Extract the run of lines that starts at the top of the records below and ends at the line with "from matplotlib.patches import Rectangle", keeping both ends and excluding pictures.

[Rows from a dataset of charts and code]
## begin

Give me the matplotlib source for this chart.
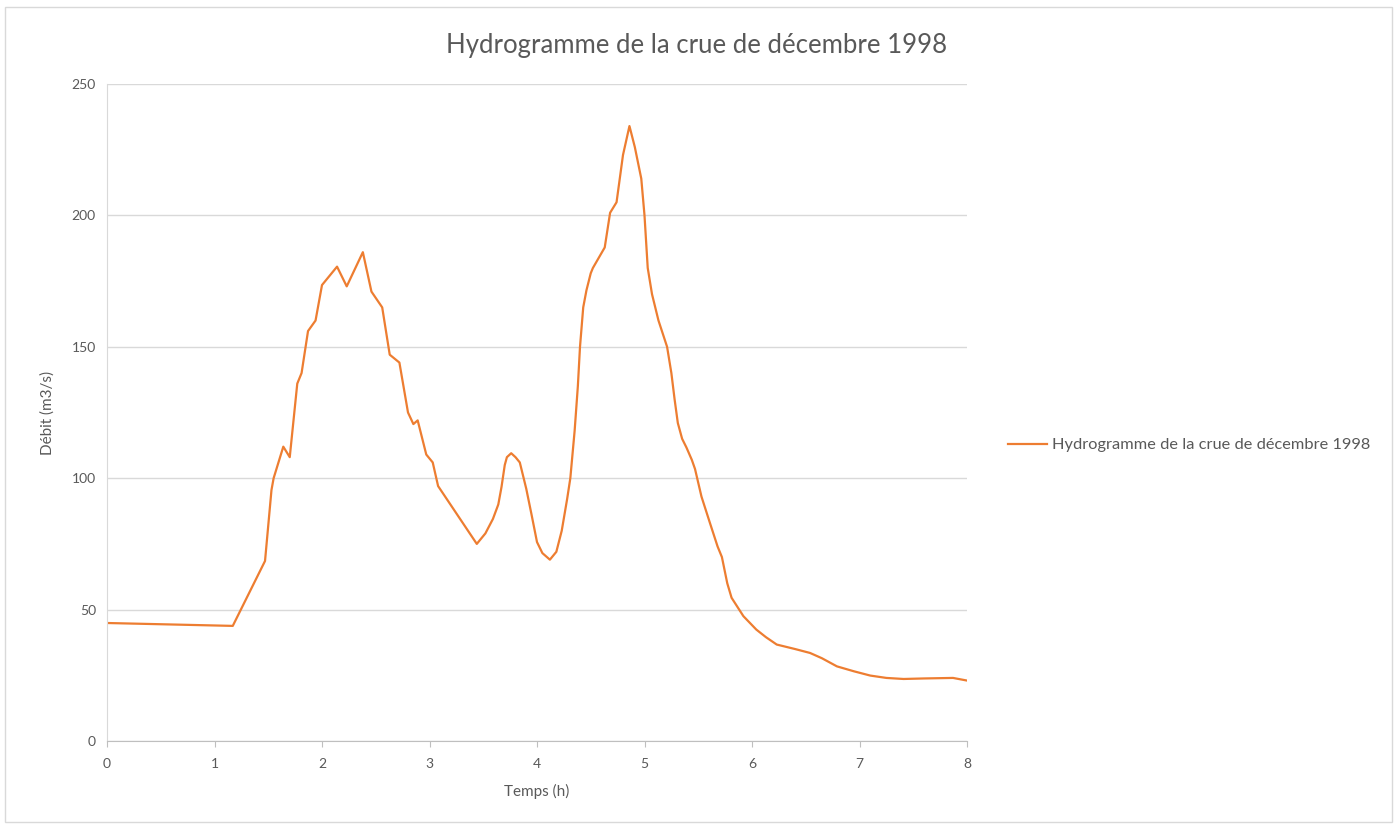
import matplotlib
matplotlib.use("Agg")
import matplotlib.pyplot as plt
from matplotlib.patches import Rectangle

# Data
temps_h = [0.00, 1.17, 1.47, 1.53, 1.55, 1.64, 1.70, 1.77, 1.81, 1.87, 1.94, 2.00,
           2.14, 2.23, 2.38, 2.46, 2.56, 2.63, 2.72, 2.80, 2.85, 2.89, 2.97, 3.03,
           3.08, 3.44, 3.52, 3.59, 3.64, 3.67, 3.70, 3.72, 3.76, 3.80, 3.84, 3.90,
           3.95, 4.00, 4.05, 4.12, 4.18, 4.23, 4.28, 4.31, 4.35, 4.38, 4.40, 4.43,
           4.46, 4.50, 4.52, 4.63, 4.68, 4.74, 4.80, 4.86, 4.91, 4.97, 5.00, 5.03,
           5.07, 5.13, 5.21, 5.25, 5.28, 5.31, 5.35, 5.39, 5.44, 5.47, 5.53, 5.61,
           5.68, 5.72, 5.77, 5.81, 5.92, 6.04, 6.13, 6.23, 6.40, 6.54, 6.65, 6.79,
           6.95, 7.10, 7.25, 7.41, 7.60, 7.87, 8.00]
debit_m3s = [44.9, 43.8, 68.5, 95.5, 100.0, 112.0, 108.0, 136.0, 140.0, 156.0, 160.0, 173.5,
             180.5, 173.0, 186.0, 171.0, 165.0, 147.0, 144.0, 125.0, 120.6, 122.0, 109.0, 106.0,
             97.0, 75.0, 79.0, 84.5, 90.0, 96.7, 105.0, 108.0, 109.5, 108.0, 106.0, 96.0,
             86.0, 75.7, 71.5, 69.0, 72.0, 80.0, 92.0, 100.0, 118.0, 135.0, 150.0, 165.0,
             171.5, 178.0, 180.0, 187.8, 201.0, 205.0, 223.0, 234.0, 226.0, 214.0, 200.0, 180.0,
             170.0, 160.0, 150.0, 140.0, 130.0, 121.0, 115.0, 111.7, 107.0, 103.5, 93.0, 82.8,
             74.0, 70.0, 60.0, 54.5, 47.5, 42.4, 39.5, 36.7, 35.0, 33.5, 31.5, 28.4,
             26.5, 24.9, 24.0, 23.6, 23.8, 24.0, 23.0]
x_ticks = [0, 1, 2, 3, 4, 5, 6, 7, 8]
y_ticks = [0, 50, 100, 150, 200, 250]
title = "Hydrogramme de la crue de décembre 1998"

plt.rcParams['font.family'] = ['Lato', 'DejaVu Sans']

W, H = 1397, 827
fig = plt.figure(figsize=(W / 100, H / 100), dpi=100)
ax = fig.add_axes([107 / W, 1 - 741 / H, (967 - 107) / W, (741 - 84) / H])

ax.plot(temps_h, debit_m3s, color='#ED7D31', linewidth=1.6, label=title)

ax.set_xlim(0, 8)
ax.set_ylim(0, 250)
ax.set_xticks(x_ticks)
ax.set_yticks(y_ticks)
ax.yaxis.grid(True, color='#d9d9d9', linewidth=1)
ax.set_axisbelow(True)
for s in ['top', 'right']:
    ax.spines[s].set_visible(False)
ax.spines['left'].set_color('#d9d9d9')
ax.spines['bottom'].set_color('#bfbfbf')
ax.tick_params(axis='both', colors='#595959', labelsize=10, length=0, pad=8)
ax.tick_params(axis='x', length=4, color='#bfbfbf', direction='out')

ax.set_xlabel("Temps (h)", fontsize=11, color='#595959', labelpad=10)
ax.set_ylabel("Débit (m3/s)", fontsize=11, color='#595959', labelpad=12)

fig.text(697 / W, 1 - 45 / H, title, fontsize=18.5, color='#595959',
         ha='center', va='center')

fig.legend(loc='center left', bbox_to_anchor=(993 / W, 1 - 445 / H), frameon=False,
           fontsize=11.8, labelcolor='#595959', handlelength=2.4, handletextpad=0.3)

fig.patches.append(Rectangle((5 / W, 5 / H), (W - 10) / W, (H - 12) / H,
                             transform=fig.transFigure, fill=False,
                             edgecolor='#d9d9d9', linewidth=1))

fig.savefig("out.png", dpi=100, facecolor='white')
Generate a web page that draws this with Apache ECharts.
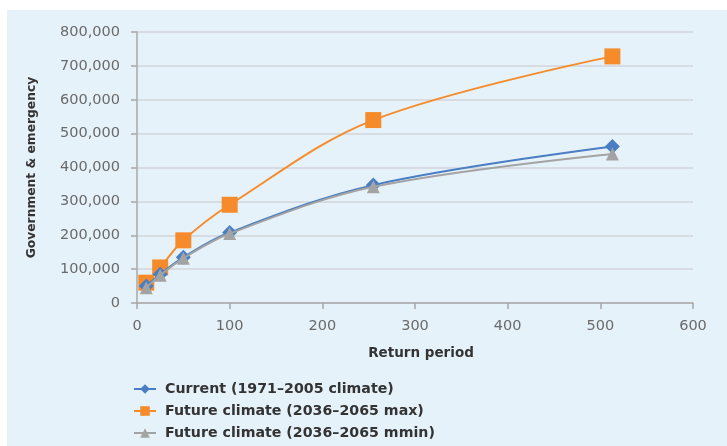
<!DOCTYPE html>
<html>
<head>
<meta charset="utf-8">
<script src="https://cdn.jsdelivr.net/npm/echarts@6/dist/echarts.min.js"></script>
<style>
  html, body { margin: 0; padding: 0; background: #ffffff; }
  #frame { position: absolute; left: 7px; top: 10px; width: 720px; height: 436px; background: #e6f2fa; }
  #chart { position: absolute; left: 0; top: 0; width: 727px; height: 446px; }
</style>
</head>
<body>
<div id="frame"></div>
<div id="chart"></div>
<script>
// Return periods (years) and losses per scenario
const returnPeriods = [10, 25, 50, 100, 255, 513];
const currentClimate = [50000, 85000, 135000, 208000, 348000, 462000];
const futureMax = [60000, 105000, 185000, 290000, 540000, 728000];
const futureMin = [45000, 82000, 132000, 205000, 343000, 440000];

const seriesNames = [
  'Current (1971\u20132005 climate)',
  'Future climate (2036\u20132065 max)',
  'Future climate (2036\u20132065 mmin)'
];

const pairs = (ys) => returnPeriods.map((x, i) => [x, ys[i]]);

const font = 'DejaVu Sans, sans-serif';
const chart = echarts.init(document.getElementById('chart'), null, { renderer: 'canvas' });

function lineSeries(name, data, color, symbol, size, z) {
  return {
    name: name,
    type: 'line',
    data: pairs(data),
    smooth: 0.35,
    symbol: symbol,
    symbolSize: size,
    z: z,
    itemStyle: { color: color },
    lineStyle: { color: color, width: 2 }
  };
}

chart.setOption({
  animation: false,
  textStyle: { fontFamily: font },
  grid: { left: 137, right: 34, top: 32, bottom: 143, containLabel: false },
  xAxis: {
    type: 'value',
    min: 0, max: 600, interval: 100,
    name: 'Return period',
    nameLocation: 'middle',
    nameGap: 43,
    nameTextStyle: { color: '#333', fontWeight: 'bold', fontSize: 13.5, fontFamily: font, padding: [0, 0, 0, 12] },
    axisLine: { show: true, lineStyle: { color: '#a8a8a8', width: 1.5 } },
    axisTick: { show: true, length: 6, lineStyle: { color: '#a8a8a8', width: 1.5 } },
    axisLabel: { color: '#6a6a6a', fontSize: 14.5, margin: 16, fontFamily: font },
    splitLine: { show: false }
  },
  yAxis: {
    type: 'value',
    min: 0, max: 800000, interval: 100000,
    name: 'Government & emergency',
    nameLocation: 'middle',
    nameGap: 99,
    nameRotate: 90,
    nameTextStyle: { color: '#333', fontWeight: 'bold', fontSize: 12.3, fontFamily: font },
    axisLine: { show: true, lineStyle: { color: '#a8a8a8', width: 1.5 } },
    axisTick: { show: true, length: 6, lineStyle: { color: '#a8a8a8', width: 1.5 } },
    axisLabel: { color: '#6a6a6a', fontSize: 14.5, margin: 17, fontFamily: font },
    splitLine: { show: true, lineStyle: { color: '#d0d4d8', width: 1.5 } }
  },
  legend: {
    orient: 'vertical',
    left: 128,
    top: 377,
    itemWidth: 22,
    itemHeight: 12,
    itemGap: 8,
    textStyle: { color: '#333', fontWeight: 'bold', fontSize: 14.2, fontFamily: font, padding: [0, 0, 0, 4] },
    data: seriesNames
  },
  series: [
    lineSeries(seriesNames[0], currentClimate, '#4a7ec4', 'diamond', 15, 3),
    lineSeries(seriesNames[1], futureMax, '#f58b2a', 'rect', 16, 2),
    lineSeries(seriesNames[2], futureMin, '#a3a3a3', 'triangle', 13, 4)
  ]
});
</script>
</body>
</html>
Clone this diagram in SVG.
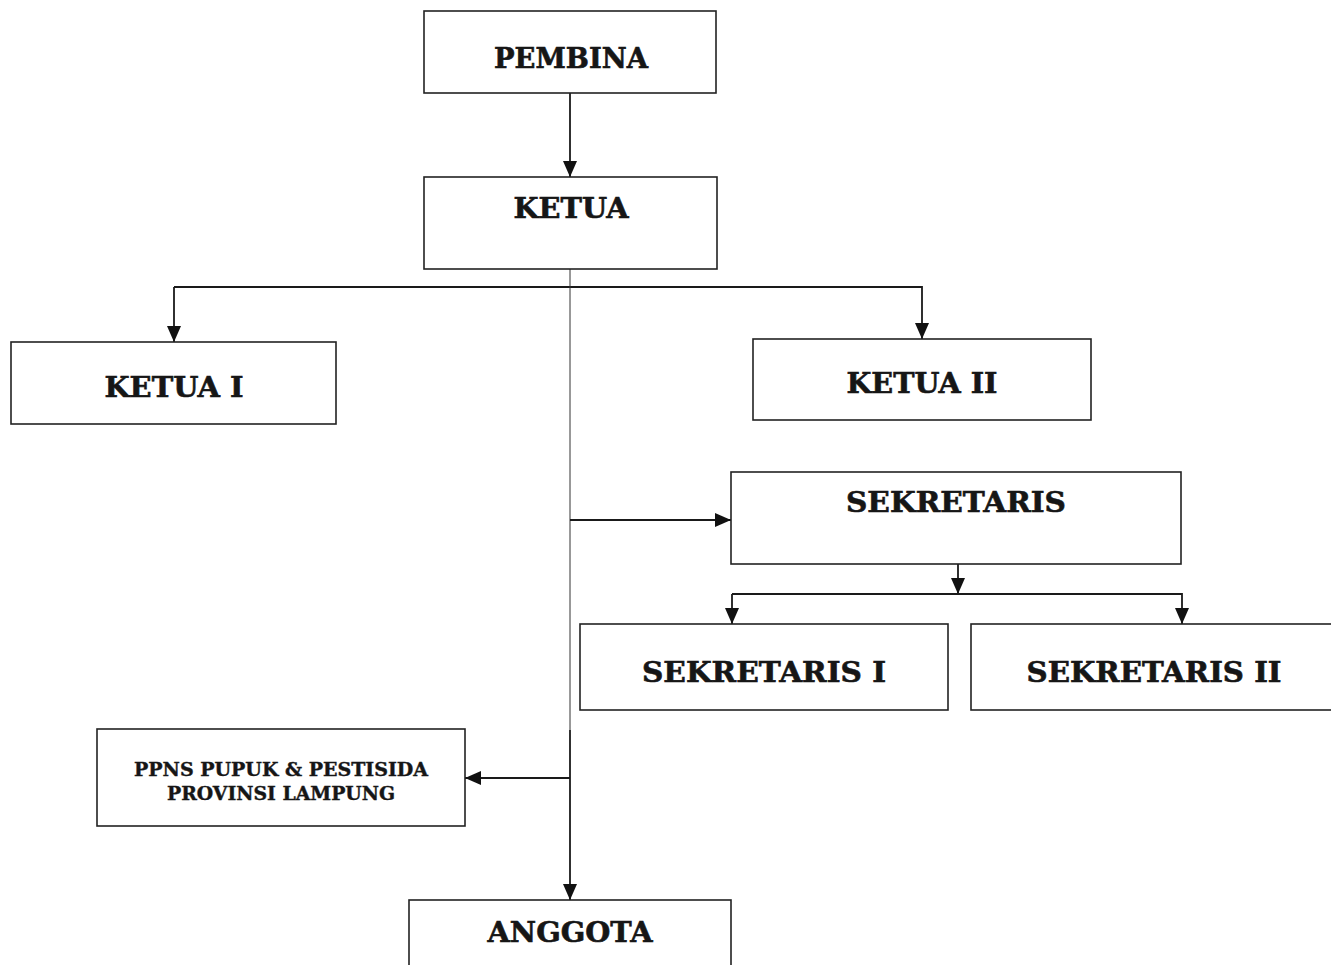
<svg xmlns="http://www.w3.org/2000/svg" width="1331" height="965" viewBox="0 0 1331 965">
<defs>
<marker id="ah" markerWidth="16" markerHeight="14" refX="16" refY="7" orient="auto" markerUnits="userSpaceOnUse">
<path d="M0,0 L16,7 L0,14 Z" fill="#111"/>
</marker>
<style>
.box{fill:#fff;stroke:#222;stroke-width:1.6}
.lbl{font-family:"DejaVu Serif","Liberation Serif",serif;font-weight:bold;font-size:27px;fill:#161616;stroke:#161616;stroke-width:0.6;text-anchor:middle}
.sm{font-size:18px;stroke-width:0.4}
.c{fill:none;stroke:#1a1a1a;stroke-width:1.8}
.thin{fill:none;stroke:#333;stroke-width:1}
</style>
</defs>
<rect width="1331" height="965" fill="#fff"/>
<g id="connectors">
<line class="c" x1="570" y1="93" x2="570" y2="177" marker-end="url(#ah)"/>
<polyline class="c" points="174,287 922,287 922,339" marker-end="url(#ah)"/>
<line class="c" x1="174" y1="287" x2="174" y2="342" marker-end="url(#ah)"/>
<line class="thin" x1="570" y1="269" x2="570" y2="730"/>
<line class="c" x1="570" y1="730" x2="570" y2="900" marker-end="url(#ah)"/>
<line class="c" x1="570" y1="520" x2="731" y2="520" marker-end="url(#ah)"/>
<line class="c" x1="958" y1="564" x2="958" y2="594" marker-end="url(#ah)"/>
<polyline class="c" points="732,594 1182,594 1182,624" marker-end="url(#ah)"/>
<line class="c" x1="732" y1="594" x2="732" y2="624" marker-end="url(#ah)"/>
<line class="c" x1="570" y1="778" x2="465" y2="778" marker-end="url(#ah)"/>
</g>
<g id="pembina"><rect class="box" x="424" y="11" width="292" height="82"/><text class="lbl" x="571" y="68" textLength="154" lengthAdjust="spacingAndGlyphs">PEMBINA</text></g>
<g id="ketua"><rect class="box" x="424" y="177" width="293" height="92"/><text class="lbl" x="571" y="218" textLength="115" lengthAdjust="spacingAndGlyphs">KETUA</text></g>
<g id="ketua1"><rect class="box" x="11" y="342" width="325" height="82"/><text class="lbl" x="174" y="397" textLength="139" lengthAdjust="spacingAndGlyphs">KETUA I</text></g>
<g id="ketua2"><rect class="box" x="753" y="339" width="338" height="81"/><text class="lbl" x="922" y="393" textLength="151" lengthAdjust="spacingAndGlyphs">KETUA II</text></g>
<g id="sekretaris"><rect class="box" x="731" y="472" width="450" height="92"/><text class="lbl" x="956" y="512" textLength="220" lengthAdjust="spacingAndGlyphs">SEKRETARIS</text></g>
<g id="sekretaris1"><rect class="box" x="580" y="624" width="368" height="86"/><text class="lbl" x="764" y="682" textLength="244" lengthAdjust="spacingAndGlyphs">SEKRETARIS I</text></g>
<g id="sekretaris2"><rect class="box" x="971" y="624" width="370" height="86"/><text class="lbl" x="1154" y="682" textLength="255" lengthAdjust="spacingAndGlyphs">SEKRETARIS II</text></g>
<g id="ppns"><rect class="box" x="97" y="729" width="368" height="97"/><text class="lbl sm" x="281" y="776" textLength="294" lengthAdjust="spacingAndGlyphs">PPNS PUPUK &amp; PESTISIDA</text><text class="lbl sm" x="281" y="800" textLength="228" lengthAdjust="spacingAndGlyphs">PROVINSI LAMPUNG</text></g>
<g id="anggota"><rect class="box" x="409" y="900" width="322" height="80"/><text class="lbl" x="570" y="942" textLength="165" lengthAdjust="spacingAndGlyphs">ANGGOTA</text></g>
</svg>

## end

(The answer):
Give me the matplotlib source for this chart.
import matplotlib
matplotlib.use("Agg")
import matplotlib.pyplot as plt
from matplotlib.patches import Rectangle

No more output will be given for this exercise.